Direction: Please return the full listing below without altering anything.
begin Data lines
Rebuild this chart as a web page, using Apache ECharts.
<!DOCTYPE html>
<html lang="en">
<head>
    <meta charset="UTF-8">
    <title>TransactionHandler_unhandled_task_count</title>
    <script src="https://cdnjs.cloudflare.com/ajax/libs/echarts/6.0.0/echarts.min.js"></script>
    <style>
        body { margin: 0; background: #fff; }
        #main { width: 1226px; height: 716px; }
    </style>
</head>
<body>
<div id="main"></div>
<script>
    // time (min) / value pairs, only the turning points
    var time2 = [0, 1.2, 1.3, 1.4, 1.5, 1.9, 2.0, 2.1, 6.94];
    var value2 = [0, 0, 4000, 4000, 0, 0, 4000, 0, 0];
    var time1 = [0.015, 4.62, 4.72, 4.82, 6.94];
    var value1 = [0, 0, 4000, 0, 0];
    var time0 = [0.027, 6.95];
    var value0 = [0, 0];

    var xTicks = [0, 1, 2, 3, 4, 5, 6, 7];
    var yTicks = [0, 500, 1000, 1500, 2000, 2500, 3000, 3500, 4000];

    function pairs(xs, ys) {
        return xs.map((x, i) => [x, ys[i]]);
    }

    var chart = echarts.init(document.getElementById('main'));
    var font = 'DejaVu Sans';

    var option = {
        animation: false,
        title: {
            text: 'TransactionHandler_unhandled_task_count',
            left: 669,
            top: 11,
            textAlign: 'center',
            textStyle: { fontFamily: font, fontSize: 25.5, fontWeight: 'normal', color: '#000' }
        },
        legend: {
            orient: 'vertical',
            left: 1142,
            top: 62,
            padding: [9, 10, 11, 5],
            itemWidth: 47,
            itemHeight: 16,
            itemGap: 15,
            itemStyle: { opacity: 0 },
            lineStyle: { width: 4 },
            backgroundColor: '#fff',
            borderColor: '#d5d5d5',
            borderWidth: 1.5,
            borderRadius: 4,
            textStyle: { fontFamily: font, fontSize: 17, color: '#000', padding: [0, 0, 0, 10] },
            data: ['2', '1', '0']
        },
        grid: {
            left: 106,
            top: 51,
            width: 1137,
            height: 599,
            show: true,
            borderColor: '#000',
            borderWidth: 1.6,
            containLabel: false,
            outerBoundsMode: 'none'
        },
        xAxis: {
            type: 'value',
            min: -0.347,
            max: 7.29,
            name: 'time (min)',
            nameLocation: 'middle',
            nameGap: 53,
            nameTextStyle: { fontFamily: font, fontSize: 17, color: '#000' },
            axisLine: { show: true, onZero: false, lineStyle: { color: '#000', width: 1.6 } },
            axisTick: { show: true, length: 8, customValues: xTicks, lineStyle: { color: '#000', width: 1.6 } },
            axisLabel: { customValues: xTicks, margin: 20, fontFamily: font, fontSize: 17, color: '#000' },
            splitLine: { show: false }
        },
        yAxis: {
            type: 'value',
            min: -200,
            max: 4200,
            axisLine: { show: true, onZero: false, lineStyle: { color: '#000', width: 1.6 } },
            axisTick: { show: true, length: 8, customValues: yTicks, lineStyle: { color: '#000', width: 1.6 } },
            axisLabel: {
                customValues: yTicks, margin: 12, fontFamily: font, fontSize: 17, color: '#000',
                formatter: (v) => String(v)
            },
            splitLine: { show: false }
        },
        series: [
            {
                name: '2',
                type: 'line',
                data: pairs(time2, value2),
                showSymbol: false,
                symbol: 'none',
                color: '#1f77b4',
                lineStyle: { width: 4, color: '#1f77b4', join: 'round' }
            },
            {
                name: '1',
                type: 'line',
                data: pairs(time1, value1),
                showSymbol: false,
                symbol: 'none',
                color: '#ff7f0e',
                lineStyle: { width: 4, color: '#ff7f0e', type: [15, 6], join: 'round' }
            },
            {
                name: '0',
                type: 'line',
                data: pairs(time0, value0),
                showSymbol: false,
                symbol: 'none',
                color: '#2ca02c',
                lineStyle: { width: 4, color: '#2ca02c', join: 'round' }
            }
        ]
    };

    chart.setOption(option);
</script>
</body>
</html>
end Data lines
Solution for this task:
Rebuild this chart as a web page, using Apache ECharts.
<!DOCTYPE html>
<html lang="en">
<head>
    <meta charset="UTF-8">
    <title>TransactionHandler_unhandled_task_count</title>
    <script src="https://cdnjs.cloudflare.com/ajax/libs/echarts/6.0.0/echarts.min.js"></script>
    <style>
        body { margin: 0; background: #fff; }
        #main { width: 1226px; height: 716px; }
    </style>
</head>
<body>
<div id="main"></div>
<script>
    // time (min) / value pairs, only the turning points
    var time2 = [0, 1.2, 1.3, 1.4, 1.5, 1.9, 2.0, 2.1, 6.94];
    var value2 = [0, 0, 4000, 4000, 0, 0, 4000, 0, 0];
    var time1 = [0.015, 4.62, 4.72, 4.82, 6.94];
    var value1 = [0, 0, 4000, 0, 0];
    var time0 = [0.027, 6.95];
    var value0 = [0, 0];

    var xTicks = [0, 1, 2, 3, 4, 5, 6, 7];
    var yTicks = [0, 500, 1000, 1500, 2000, 2500, 3000, 3500, 4000];

    function pairs(xs, ys) {
        return xs.map((x, i) => [x, ys[i]]);
    }

    var chart = echarts.init(document.getElementById('main'));
    var font = 'DejaVu Sans';

    var option = {
        animation: false,
        title: {
            text: 'TransactionHandler_unhandled_task_count',
            left: 669,
            top: 11,
            textAlign: 'center',
            textStyle: { fontFamily: font, fontSize: 25.5, fontWeight: 'normal', color: '#000' }
        },
        legend: {
            orient: 'vertical',
            left: 1142,
            top: 62,
            padding: [9, 10, 11, 5],
            itemWidth: 47,
            itemHeight: 16,
            itemGap: 15,
            itemStyle: { opacity: 0 },
            lineStyle: { width: 4 },
            backgroundColor: '#fff',
            borderColor: '#d5d5d5',
            borderWidth: 1.5,
            borderRadius: 4,
            textStyle: { fontFamily: font, fontSize: 17, color: '#000', padding: [0, 0, 0, 10] },
            data: ['2', '1', '0']
        },
        grid: {
            left: 106,
            top: 51,
            width: 1137,
            height: 599,
            show: true,
            borderColor: '#000',
            borderWidth: 1.6,
            containLabel: false,
            outerBoundsMode: 'none'
        },
        xAxis: {
            type: 'value',
            min: -0.347,
            max: 7.29,
            name: 'time (min)',
            nameLocation: 'middle',
            nameGap: 53,
            nameTextStyle: { fontFamily: font, fontSize: 17, color: '#000' },
            axisLine: { show: true, onZero: false, lineStyle: { color: '#000', width: 1.6 } },
            axisTick: { show: true, length: 8, customValues: xTicks, lineStyle: { color: '#000', width: 1.6 } },
            axisLabel: { customValues: xTicks, margin: 20, fontFamily: font, fontSize: 17, color: '#000' },
            splitLine: { show: false }
        },
        yAxis: {
            type: 'value',
            min: -200,
            max: 4200,
            axisLine: { show: true, onZero: false, lineStyle: { color: '#000', width: 1.6 } },
            axisTick: { show: true, length: 8, customValues: yTicks, lineStyle: { color: '#000', width: 1.6 } },
            axisLabel: {
                customValues: yTicks, margin: 12, fontFamily: font, fontSize: 17, color: '#000',
                formatter: (v) => String(v)
            },
            splitLine: { show: false }
        },
        series: [
            {
                name: '2',
                type: 'line',
                data: pairs(time2, value2),
                showSymbol: false,
                symbol: 'none',
                color: '#1f77b4',
                lineStyle: { width: 4, color: '#1f77b4', join: 'round' }
            },
            {
                name: '1',
                type: 'line',
                data: pairs(time1, value1),
                showSymbol: false,
                symbol: 'none',
                color: '#ff7f0e',
                lineStyle: { width: 4, color: '#ff7f0e', type: [15, 6], join: 'round' }
            },
            {
                name: '0',
                type: 'line',
                data: pairs(time0, value0),
                showSymbol: false,
                symbol: 'none',
                color: '#2ca02c',
                lineStyle: { width: 4, color: '#2ca02c', join: 'round' }
            }
        ]
    };

    chart.setOption(option);
</script>
</body>
</html>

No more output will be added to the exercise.